Comic art has always been a cheap form of illustration. Nothing has changed that, ever. Whatever people are looking for, that's what comics give them. The earliest comics were thus like any other cheap form of illustration -- very cheap. They were more closely related to pamphlets and other forms of newspaper art than they were to even pulp illustration, which generally required more time. In the earliest days, the teens and twenties, they were aware of modernism, and in fact influenced by early modernists because the latter did so many important pictures of modern life.

The first true comics style was developed by Noel Sickles, who by copying black and white photographs (which tended to reduce the range of values in pictures by about ten per cent, evolved a realistic seeming style which could be drawn quickly and once it was adopted and popularized by his friend Milton Caniff in Terry And the Pirates enabled dozens and ultimately hundreds of artists to work on the same material because they so looked like each other.

At the same time there were humor books which required the same skills as Disney and Fleischer were putting in animation and classically trained artists like Lou Fine, Mac Raboy and Alex Raymond doing their thing.

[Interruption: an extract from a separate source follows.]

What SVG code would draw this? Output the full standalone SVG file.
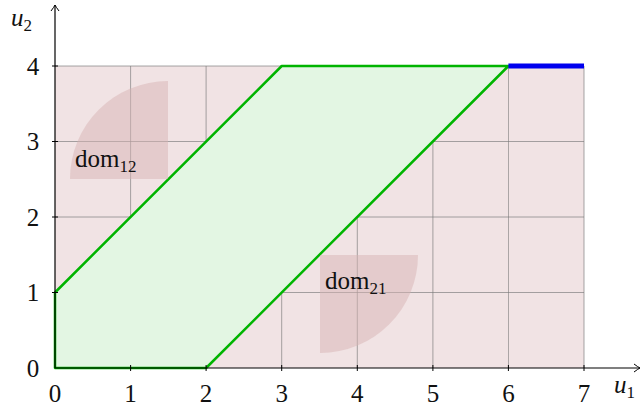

As we got to the fifties, people assimilated modern imagery as they hadn't yet Picasso's markmaking, and guys like Neal Adams, Stan Drake -- Fine and Raymond were also copying from photographs, while trying to avoid flattening out the value range which was something Sickles and Caniff had embraced.

When the sixties got into full swing, fluxus, Pop Art and other movements which made pure markmaking accessible to the general public took over. Artists like Kubert, Alex Toth, and Kirby who had all started as Caniffians (which was what Sickles's style was called) but developed either more careful draftsmanship (Kubert and Toth) or a strong sense of design (Toth and Kirby) were all the rage. Kirby exaggerated everything: perspective, figures, muscles, light and dark areas. This was especially influential. One of my friends, and I'm sure many others, said when he did the Eternals he'd forgotten more about drawing than most people would ever know.

That exaggeration influenced what you might almost call the last generation of Caniffians. You see, the realistic style was now becoming somewhat easier, and while sixties graphics in general emphasized markmaking (look at fillmore posters or any issue of Life Magazine or Saturday Evening Post for the ads) as the seventies got underway artists like Rowena Merrill and James Warhola -- to name two examples in Science Fiction illustration -- came along who were busier and fussier. While a few Kirbyesque Caniffians like George Perez, Marshall Rogers, John Byrne and Walter Simonson thrived into the eighties, art directors at the big comics companies were increasingly looking for more realistic work.

Adam Kubert, Joe's son, is a good example of that. The last issues of Thor actually look more like Sidney Sime than they do like Jack Kirby. Sime was an illustrator best remembered for his work with Lord Dunsany. He tended to mix the lovely and the grotesque, but had a good sense of design and sense of the values in his pictures, even if some of his renderings were crude and he mixed styles very openly. Kubert's academic drawing is very good (There are a few places where he chooses what an academician might call bad linework though). He tends to mix styles on his pages and does not exaggerate perspective at all, something which even John Buscema did occasionally when he worked on the strip and which Simonson did a lot.

By the mid-nineties a new style was the norm, influenced by Kirby and other caniffians, by the realists who came after them and by Japanese animation. Everything is as busy as it has been since the 1980's -- while there is exaggeration there is no concommittent simplification happening in it. The style has evolved over longer than the last ten years, and the connection is very clear (if discouraging) to those of us who've been following it for a while.

What can I tell you? Hold on tight, this too will pass.